Question

Does there exists an example of an extension of topological groups $1 \to N \to E \to G \to 1$ admitting a section $s:G \to E$ which is continuous (or continuous in a neighbourhood of identity) and satisfy the propery that $s(x^{-1}) =s(x)^{-1}$. One can see that the extension $0 \to \mathbb{Z} \to \mathbb{R} \to \mathbb{S}^1 \to 1$ does not admit such a section.

For discrete groups there are many extensions admitting such a section. For example, consider the extension $0 \to \mathbb{Z} \stackrel{i}{\to} \mathbb{Z} \times \mathbb{Z}_2 \stackrel{p}{\to} \mathbb{Z}_4 \to 0$ with $i(x)= (2x, [x])$ and $p(x, [y])=[x + 2y]$. Clearly, the section $s$ defined by $s([0])=(0,[0])$, $s([1])=(-1,[1])$, $s([2])=(0,[1])$ and $s([3])=(1,[1])$ satisfy the property that $s(x^{-1})= s(x)^{-1}$. I am looking for an example in the setting of compact connected topological groups.

Answer 1

A very easy example (inspired by an answer by Laurent Moret-Bailly that he removed immediately after posting): Take $0 \to 3\mathbb{Z} \to \mathbb{Z} \to \mathbb{Z}/3\mathbb{Z} \to 0$ and define a section $s: \mathbb{Z}/3\mathbb{Z} \to \mathbb{Z}$ by $s(0) = 0$, $s(1) = 1$ and $s(2) = -1$.

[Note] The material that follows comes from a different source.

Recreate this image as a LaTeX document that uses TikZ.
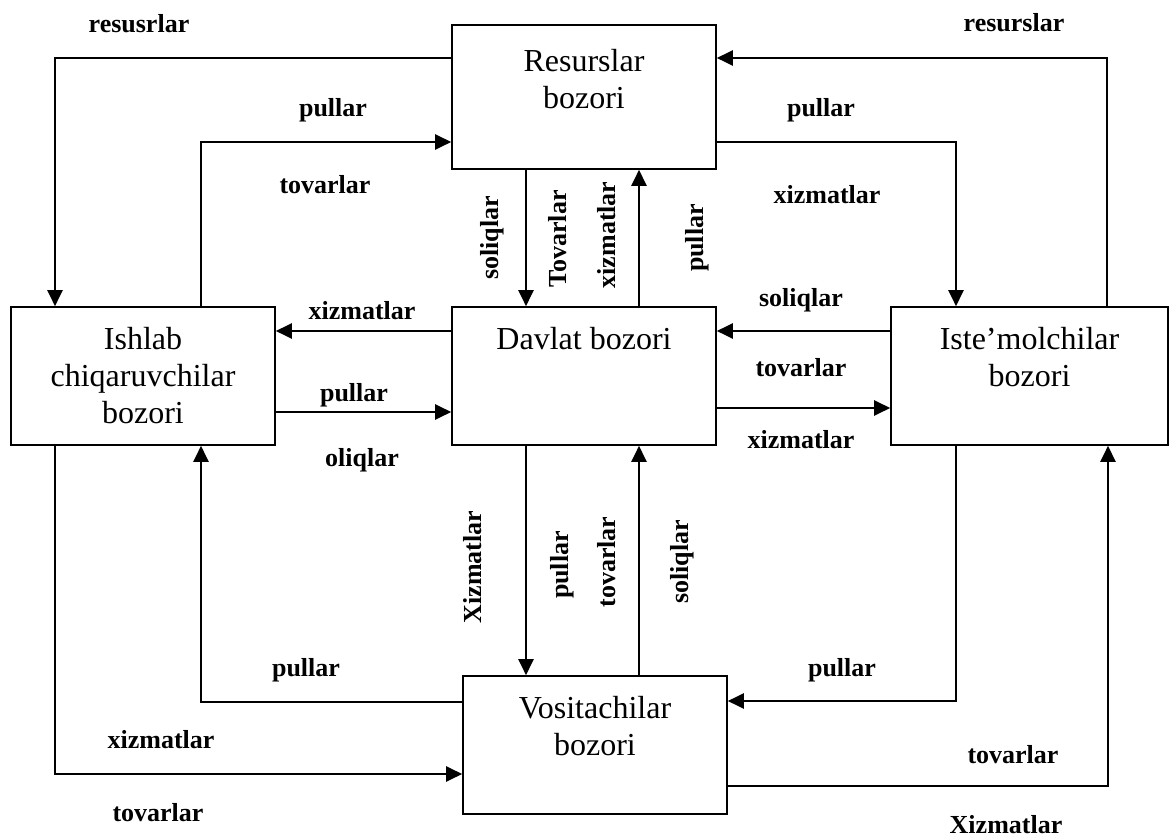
\documentclass[tikz,border=0pt]{standalone}
\usepackage{fontspec}
\setmainfont{Liberation Serif}
\usetikzlibrary{arrows.meta}
\tikzset{
  box/.style={draw,line width=0.8pt,minimum width=132pt,minimum height=69pt,inner sep=0pt},
  txt/.style={font=\fontsize{16}{18.5}\selectfont,align=center},
  lbl/.style={font=\bfseries\fontsize{13}{15}\selectfont,inner sep=0.5pt},
  flow/.style={line width=1.1pt,-{Triangle[length=8pt,width=7.5pt]}},
}

\begin{document}
\begin{tikzpicture}[x=0.5pt,y=-0.5pt]
\useasboundingbox (0,0) rectangle (1171,838);
% markets (pixel grid of the original, y running down)
\node[box,minimum height=72pt] (res) at (584,97) {};
\node[box] (ish) at (143,376) {};
\node[box] (dav) at (584,376) {};
\node[box,minimum width=138.5pt] (ist) at (1029.5,376) {};
\node[box] (vos) at (595,745) {};
\node[txt] (restxt) at (584,79) {Resurslar\\bozori};
\node[txt] (ishtxt) at (143,376) {Ishlab\\chiqaruvchilar\\bozori};
\node[txt] (davtxt) at (584,339) {Davlat bozori};
\node[txt] (isttxt) at (1029.5,357) {Iste’molchilar\\bozori};
\node[txt] (vostxt) at (595,726) {Vositachilar\\bozori};
% corners and lanes of the connectors
\coordinate (c1) at (55,58);
\coordinate (c2) at (201,142);
\coordinate (c3) at (1107,58);
\coordinate (c4) at (956,142);
\coordinate (c5) at (201,702);
\coordinate (c6) at (55,774);
\coordinate (c7) at (956,701);
\coordinate (c8) at (1108,786);
\coordinate (v1) at (526,0);
\coordinate (v2) at (639,0);
\coordinate (h1) at (0,331);
\coordinate (h2) at (0,412);
\coordinate (h3) at (0,408);
% outer loops
\draw[flow] (res.west |- c1) -| (ish.north -| c1);
\draw[flow] (ish.north -| c2) |- (res.west |- c2);
\draw[flow] (ist.north -| c3) |- (res.east |- c3);
\draw[flow] (res.east |- c4) -| (ist.north -| c4);
\draw[flow] (vos.west |- c5) -| (ish.south -| c5);
\draw[flow] (ish.south -| c6) |- (vos.west |- c6);
\draw[flow] (ist.south -| c7) |- (vos.east |- c7);
\draw[flow] (vos.east |- c8) -| (ist.south -| c8);
% links to the state market
\draw[flow] (res.south -| v1) -- (dav.north -| v1);
\draw[flow] (dav.north -| v2) -- (res.south -| v2);
\draw[flow] (dav.south -| v1) -- (vos.north -| v1);
\draw[flow] (vos.north -| v2) -- (dav.south -| v2);
\draw[flow] (dav.west |- h1) -- (ish.east |- h1);
\draw[flow] (ish.east |- h2) -- (dav.west |- h2);
\draw[flow] (ist.west |- h1) -- (dav.east |- h1);
\draw[flow] (dav.east |- h3) -- (ist.west |- h3);
% labels
\foreach \x/\y/\t in {139/24/resusrlar, 333/110/pullar, 325/185/tovarlar,
    1014/23/resurslar, 821/110/pullar, 827/195/xizmatlar,
    801/300/soliqlar, 801/368/tovarlar, 801/440/xizmatlar,
    362/311/xizmatlar, 354/395/pullar, 362/460/oliqlar,
    306/670/pullar, 161/740/xizmatlar, 158/813/tovarlar,
    842/670/pullar, 1013/755/tovarlar, 1006/825/Xizmatlar}
  \node[lbl] at (\x,\y) {\t};
\foreach \x/\y/\t in {492/238/soliqlar, 558/239/Tovarlar, 607/235/xizmatlar,
    697/238/pullar, 473/567/Xizmatlar, 562/565/pullar,
    607/562/tovarlar, 682/562/soliqlar}
  \node[lbl,rotate=90] at (\x,\y) {\t};
\end{tikzpicture}
\end{document}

Here's an example from functional analysis that I happen to like, but it certainly is rather involved:

Take a non-complemented subspace $F$ of a Banach space $E$. The quotient map $p:E \to E/F$ admits a continuous and homogeneous right inverse $\sigma$ by a theorem of Bartle-Graves and Michael, see E. Michael "Continuous selections, I", Ann. Math. Vol. 63, No. 2 (Mar., 1956), pp. 361-382, Proposition 7.2. Homogeneity yields in particular $\sigma(-x) = -\sigma(x)$, but $\sigma$ cannot be linear because $F$ is not complemented in $E$.

You can take for instance $F = c_{0}$, the space of sequences converging to zero, inside the Banach space $E = \ell^{\infty}$ of bounded sequences.